**Task directions:** Restate each line of the listing exactly, without carrying over any pictures.

**Dataset section:**
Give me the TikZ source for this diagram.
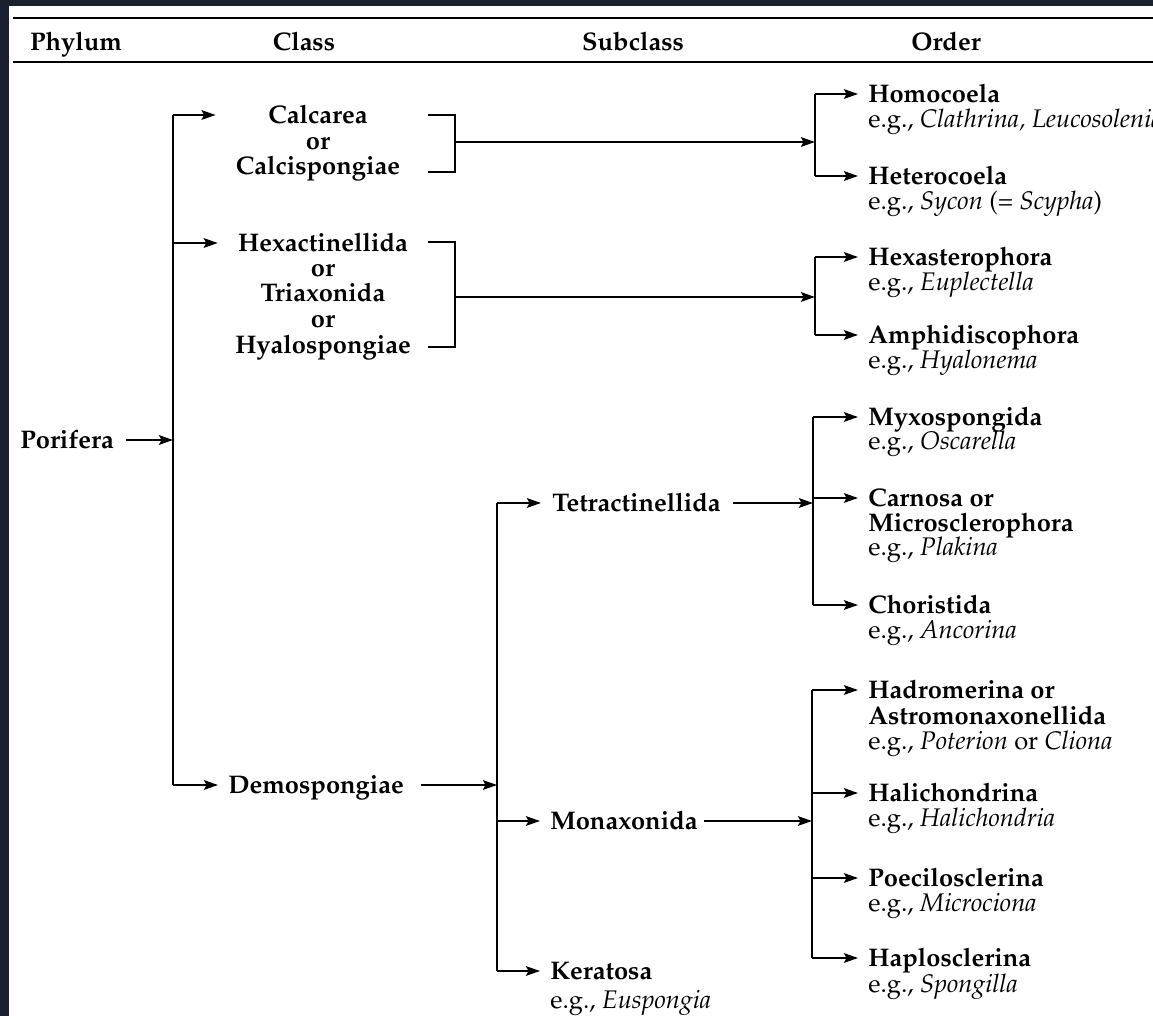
\documentclass[tikz,border=0pt]{standalone}
\usepackage[T1]{fontenc}
\usepackage{mathpazo}
\usetikzlibrary{arrows.meta}
\definecolor{framecol}{RGB}{27,32,46}
\newcommand{\figfont}{\fontsize{14.5}{17}\selectfont}
\begin{document}
\begin{tikzpicture}[x=0.02cm,y=-0.02cm,
  ln/.style={line width=1.1pt},
  arr/.style={line width=1.1pt,-{Stealth[length=8pt,width=5.5pt,inset=1.5pt]}},
  hd/.style={font=\figfont\bfseries, inner sep=0pt, text height=10pt, text depth=0pt},
  tx/.style={hd, anchor=west},
  ex/.style={font=\figfont, inner sep=0pt, text height=10pt, text depth=0pt, anchor=west},
  cl/.style={hd, anchor=center}]
\useasboundingbox (0,0) rectangle (1153,1016);
\clip (0,0) rectangle (1153,1016);
\fill[framecol] (0,0) rectangle (1153,1016);
\fill[white] (9,6) rectangle (1153,1016);
% header rules
\draw[line width=1.3pt] (13,18) -- (1153,18);
\draw[line width=1.3pt] (13,62) -- (1153,62);
\node[hd] (hPhy) at (76,42) {Phylum};
\node[hd] (hCla) at (304,42) {Class};
\node[hd] (hSub) at (633,42) {Subclass};
\node[hd] (hOrd) at (946,42) {Order};
% vertical bar positions
\coordinate (v0) at (173,0);
\coordinate (v1) at (815,0);
\coordinate (v2) at (815,0);
\coordinate (v3) at (497,0);
\coordinate (v4) at (813,0);
\coordinate (v5) at (812,0);
% phylum
\node[tx] (por) at (20,440) {Porifera};
% classes
\node[cl] (calA) at (318,115) {Calcarea};
\node[cl] (calO) at (318,141) {or};
\node[cl] (calB) at (318,166) {Calcispongiae};
\node[cl] (hexA) at (323,243) {Hexactinellida};
\node[cl] (hexO1) at (323,268) {or};
\node[cl] (hexB) at (323,293) {Triaxonida};
\node[cl] (hexO2) at (323,319) {or};
\node[cl] (hexC) at (323,345) {Hyalospongiae};
\node[tx] (demo) at (228,785) {Demospongiae};
% subclasses
\node[tx] (tetra) at (552,503) {Tetractinellida};
\node[tx] (mona) at (550,821) {Monaxonida};
\node[tx] (kera) at (550,971) {Keratosa};
\node[ex] (keraE) at (550,1000) {e.g., \textit{Euspongia}};
% orders: Calcarea
\node[tx] (homo) at (868,94) {Homocoela};
\node[ex] (homoE) at (868,119) {e.g., \textit{Clathrina, Leucosolenia}};
\node[tx] (hete) at (868,176) {Heterocoela};
\node[ex] (heteE) at (868,201) {e.g., \textit{Sycon} (= \textit{Scypha})};
% orders: Hexactinellida
\node[tx] (hexa) at (868,257) {Hexasterophora};
\node[ex] (hexaE) at (868,282) {e.g., \textit{Euplectella}};
\node[tx] (amph) at (868,335) {Amphidiscophora};
\node[ex] (amphE) at (868,360) {e.g., \textit{Hyalonema}};
% orders: Tetractinellida
\node[tx] (myxo) at (868,417) {Myxospongida};
\node[ex] (myxoE) at (868,441) {e.g., \textit{Oscarella}};
\node[tx] (carn) at (868,498) {Carnosa or};
\node[tx] (carnB) at (868,523) {Microsclerophora};
\node[ex] (carnE) at (868,547) {e.g., \textit{Plakina}};
\node[tx] (chor) at (868,605) {Choristida};
\node[ex] (chorE) at (868,630) {e.g., \textit{Ancorina}};
% orders: Monaxonida
\node[tx] (hadr) at (868,690) {Hadromerina or};
\node[tx] (hadrB) at (868,716) {Astromonaxonellida};
\node[ex] (hadrE) at (868,741) {e.g., \textit{Poterion} or \textit{Cliona}};
\node[tx] (hali) at (868,793) {Halichondrina};
\node[ex] (haliE) at (868,818) {e.g., \textit{Halichondria}};
\node[tx] (poec) at (868,878) {Poecilosclerina};
\node[ex] (poecE) at (868,903) {e.g., \textit{Microciona}};
\node[tx] (hapl) at (868,958) {Haplosclerina};
\node[ex] (haplE) at (868,984) {e.g., \textit{Spongilla}};
% phylum -> classes
\draw[arr, shorten <=0.24cm] (por.east) -- (v0 |- por);
\draw[ln] (v0 |- calA) -- (v0 |- demo);
\draw[arr, shorten >=0.4cm] (v0 |- calA) -- (calB.west |- calA);
\draw[arr, shorten >=0.4cm] (v0 |- hexA) -- (hexA.west);
\draw[arr, shorten >=0.2cm] (v0 |- demo) -- (demo.west);
% Calcarea bracket and orders
\coordinate (b1t) at (428,115);
\coordinate (b1b) at (428,172);
\coordinate (b1m) at (455,142);
\draw[ln] (b1t) -- (b1m |- b1t) -- (b1m |- b1b) -- (b1b);
\draw[arr] (b1m) -- (v1 |- b1m);
\draw[ln] (v1 |- homo) -- (v1 |- hete);
\draw[arr, shorten >=0.2cm] (v1 |- homo) -- (homo.west);
\draw[arr, shorten >=0.2cm] (v1 |- hete) -- (hete.west);
% Hexactinellida bracket and orders
\coordinate (b2t) at (428,242);
\coordinate (b2b) at (428,347);
\coordinate (b2m) at (455,297);
\draw[ln] (b2t) -- (b2m |- b2t) -- (b2m |- b2b) -- (b2b);
\draw[arr] (b2m) -- (v2 |- b2m);
\draw[ln] (v2 |- hexa) -- (v2 |- amph);
\draw[arr, shorten >=0.2cm] (v2 |- hexa) -- (hexa.west);
\draw[arr, shorten >=0.2cm] (v2 |- amph) -- (amph.west);
% Demospongiae -> subclasses
\draw[arr, shorten <=0.34cm] (demo.east) -- (v3 |- demo);
\draw[ln] (v3 |- tetra) -- (v3 |- kera);
\draw[arr, shorten >=0.22cm] (v3 |- tetra) -- (tetra.west);
\draw[arr, shorten >=0.2cm] (v3 |- mona) -- (mona.west);
\draw[arr, shorten >=0.2cm] (v3 |- kera) -- (kera.west);
% Tetractinellida -> orders
\draw[arr, shorten <=0.24cm] (tetra.east) -- (v4 |- tetra);
\draw[ln] (v4 |- myxo) -- (v4 |- chor);
\draw[arr, shorten >=0.2cm] (v4 |- myxo) -- (myxo.west);
\draw[arr, shorten >=0.2cm] (v4 |- carn) -- (carn.west);
\draw[arr, shorten >=0.2cm] (v4 |- chor) -- (chor.west);
% Monaxonida -> orders
\draw[arr, shorten <=0.12cm] (mona.east) -- (v5 |- mona);
\draw[ln] (v5 |- hadr) -- (v5 |- hapl);
\draw[arr, shorten >=0.2cm] (v5 |- hadr) -- (hadr.west);
\draw[arr, shorten >=0.2cm] (v5 |- hali) -- (hali.west);
\draw[arr, shorten >=0.2cm] (v5 |- poec) -- (poec.west);
\draw[arr, shorten >=0.2cm] (v5 |- hapl) -- (hapl.west);
\end{tikzpicture}
\end{document}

**Response:**
Give me the TikZ source for this diagram.
\documentclass[tikz,border=0pt]{standalone}
\usepackage[T1]{fontenc}
\usepackage{mathpazo}
\usetikzlibrary{arrows.meta}
\definecolor{framecol}{RGB}{27,32,46}
\newcommand{\figfont}{\fontsize{14.5}{17}\selectfont}
\begin{document}
\begin{tikzpicture}[x=0.02cm,y=-0.02cm,
  ln/.style={line width=1.1pt},
  arr/.style={line width=1.1pt,-{Stealth[length=8pt,width=5.5pt,inset=1.5pt]}},
  hd/.style={font=\figfont\bfseries, inner sep=0pt, text height=10pt, text depth=0pt},
  tx/.style={hd, anchor=west},
  ex/.style={font=\figfont, inner sep=0pt, text height=10pt, text depth=0pt, anchor=west},
  cl/.style={hd, anchor=center}]
\useasboundingbox (0,0) rectangle (1153,1016);
\clip (0,0) rectangle (1153,1016);
\fill[framecol] (0,0) rectangle (1153,1016);
\fill[white] (9,6) rectangle (1153,1016);
% header rules
\draw[line width=1.3pt] (13,18) -- (1153,18);
\draw[line width=1.3pt] (13,62) -- (1153,62);
\node[hd] (hPhy) at (76,42) {Phylum};
\node[hd] (hCla) at (304,42) {Class};
\node[hd] (hSub) at (633,42) {Subclass};
\node[hd] (hOrd) at (946,42) {Order};
% vertical bar positions
\coordinate (v0) at (173,0);
\coordinate (v1) at (815,0);
\coordinate (v2) at (815,0);
\coordinate (v3) at (497,0);
\coordinate (v4) at (813,0);
\coordinate (v5) at (812,0);
% phylum
\node[tx] (por) at (20,440) {Porifera};
% classes
\node[cl] (calA) at (318,115) {Calcarea};
\node[cl] (calO) at (318,141) {or};
\node[cl] (calB) at (318,166) {Calcispongiae};
\node[cl] (hexA) at (323,243) {Hexactinellida};
\node[cl] (hexO1) at (323,268) {or};
\node[cl] (hexB) at (323,293) {Triaxonida};
\node[cl] (hexO2) at (323,319) {or};
\node[cl] (hexC) at (323,345) {Hyalospongiae};
\node[tx] (demo) at (228,785) {Demospongiae};
% subclasses
\node[tx] (tetra) at (552,503) {Tetractinellida};
\node[tx] (mona) at (550,821) {Monaxonida};
\node[tx] (kera) at (550,971) {Keratosa};
\node[ex] (keraE) at (550,1000) {e.g., \textit{Euspongia}};
% orders: Calcarea
\node[tx] (homo) at (868,94) {Homocoela};
\node[ex] (homoE) at (868,119) {e.g., \textit{Clathrina, Leucosolenia}};
\node[tx] (hete) at (868,176) {Heterocoela};
\node[ex] (heteE) at (868,201) {e.g., \textit{Sycon} (= \textit{Scypha})};
% orders: Hexactinellida
\node[tx] (hexa) at (868,257) {Hexasterophora};
\node[ex] (hexaE) at (868,282) {e.g., \textit{Euplectella}};
\node[tx] (amph) at (868,335) {Amphidiscophora};
\node[ex] (amphE) at (868,360) {e.g., \textit{Hyalonema}};
% orders: Tetractinellida
\node[tx] (myxo) at (868,417) {Myxospongida};
\node[ex] (myxoE) at (868,441) {e.g., \textit{Oscarella}};
\node[tx] (carn) at (868,498) {Carnosa or};
\node[tx] (carnB) at (868,523) {Microsclerophora};
\node[ex] (carnE) at (868,547) {e.g., \textit{Plakina}};
\node[tx] (chor) at (868,605) {Choristida};
\node[ex] (chorE) at (868,630) {e.g., \textit{Ancorina}};
% orders: Monaxonida
\node[tx] (hadr) at (868,690) {Hadromerina or};
\node[tx] (hadrB) at (868,716) {Astromonaxonellida};
\node[ex] (hadrE) at (868,741) {e.g., \textit{Poterion} or \textit{Cliona}};
\node[tx] (hali) at (868,793) {Halichondrina};
\node[ex] (haliE) at (868,818) {e.g., \textit{Halichondria}};
\node[tx] (poec) at (868,878) {Poecilosclerina};
\node[ex] (poecE) at (868,903) {e.g., \textit{Microciona}};
\node[tx] (hapl) at (868,958) {Haplosclerina};
\node[ex] (haplE) at (868,984) {e.g., \textit{Spongilla}};
% phylum -> classes
\draw[arr, shorten <=0.24cm] (por.east) -- (v0 |- por);
\draw[ln] (v0 |- calA) -- (v0 |- demo);
\draw[arr, shorten >=0.4cm] (v0 |- calA) -- (calB.west |- calA);
\draw[arr, shorten >=0.4cm] (v0 |- hexA) -- (hexA.west);
\draw[arr, shorten >=0.2cm] (v0 |- demo) -- (demo.west);
% Calcarea bracket and orders
\coordinate (b1t) at (428,115);
\coordinate (b1b) at (428,172);
\coordinate (b1m) at (455,142);
\draw[ln] (b1t) -- (b1m |- b1t) -- (b1m |- b1b) -- (b1b);
\draw[arr] (b1m) -- (v1 |- b1m);
\draw[ln] (v1 |- homo) -- (v1 |- hete);
\draw[arr, shorten >=0.2cm] (v1 |- homo) -- (homo.west);
\draw[arr, shorten >=0.2cm] (v1 |- hete) -- (hete.west);
% Hexactinellida bracket and orders
\coordinate (b2t) at (428,242);
\coordinate (b2b) at (428,347);
\coordinate (b2m) at (455,297);
\draw[ln] (b2t) -- (b2m |- b2t) -- (b2m |- b2b) -- (b2b);
\draw[arr] (b2m) -- (v2 |- b2m);
\draw[ln] (v2 |- hexa) -- (v2 |- amph);
\draw[arr, shorten >=0.2cm] (v2 |- hexa) -- (hexa.west);
\draw[arr, shorten >=0.2cm] (v2 |- amph) -- (amph.west);
% Demospongiae -> subclasses
\draw[arr, shorten <=0.34cm] (demo.east) -- (v3 |- demo);
\draw[ln] (v3 |- tetra) -- (v3 |- kera);
\draw[arr, shorten >=0.22cm] (v3 |- tetra) -- (tetra.west);
\draw[arr, shorten >=0.2cm] (v3 |- mona) -- (mona.west);
\draw[arr, shorten >=0.2cm] (v3 |- kera) -- (kera.west);
% Tetractinellida -> orders
\draw[arr, shorten <=0.24cm] (tetra.east) -- (v4 |- tetra);
\draw[ln] (v4 |- myxo) -- (v4 |- chor);
\draw[arr, shorten >=0.2cm] (v4 |- myxo) -- (myxo.west);
\draw[arr, shorten >=0.2cm] (v4 |- carn) -- (carn.west);
\draw[arr, shorten >=0.2cm] (v4 |- chor) -- (chor.west);
% Monaxonida -> orders
\draw[arr, shorten <=0.12cm] (mona.east) -- (v5 |- mona);
\draw[ln] (v5 |- hadr) -- (v5 |- hapl);
\draw[arr, shorten >=0.2cm] (v5 |- hadr) -- (hadr.west);
\draw[arr, shorten >=0.2cm] (v5 |- hali) -- (hali.west);
\draw[arr, shorten >=0.2cm] (v5 |- poec) -- (poec.west);
\draw[arr, shorten >=0.2cm] (v5 |- hapl) -- (hapl.west);
\end{tikzpicture}
\end{document}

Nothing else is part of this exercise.